The IRA said the intention had been to hit commercial centres, and said it had given notice about the explosions, but nine people were killed including two British soldiers, and an estimated 130 people were injured. The video above shows the confusion caused by the barrage of bombs, as people tried to run from the blasts without knowing where the next explosion would be.
Again the consequences of Bloody Friday were far-reaching. Ten days later, the British Army decided to enter those areas that had been taken over by republican paramilitaries in Belfast and Derry. Known as Operation Motorman, it was the biggest British military operation since the 1956 Suez Crisis.
Photo: British soldiers in the protestant area of Shankhill, Belfast
The death of the widowed mother of 10 happened towards the end of the year in December. But with so many deaths in that year, and because of rumours that she had abandoned her children and was living with a loyalist, it wasn’t until years later that her name – and her children’s search for their mother’s killers – made headlines.
In Susan McKay’s view, it was a “sectarian” murder of someone who wasn’t trusted by her community in a tense and paranoid period: a Protestant, married to a Catholic, she had been intimidated out of the mainly Unionist east Belfast by loyalists. Then in the nationalist west Belfast, she was again considered an outsider for the fact that her husband had been a British soldier.

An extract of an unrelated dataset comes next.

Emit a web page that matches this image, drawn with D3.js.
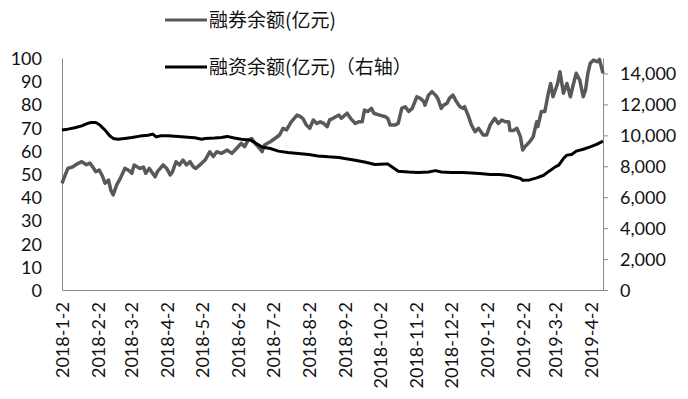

And while the arrest of the Sinn Fein leader has sent shockwaves through Northern Ireland’s already fragile political system, turning the spotlight on this killing has also raised the question of how society can agree on a way to deal with the past.
“Politicians have failed themselves to come up with a mechanism to deal with the past, and have put too much of the onus on the police to deal with it. Far too much has fallen to the responsibility of the police,” Ms McKay told Channel 4 News.
“This piecemeal approach isn’t working. And there is frustration and anger among victims about a perceived hierarchy.”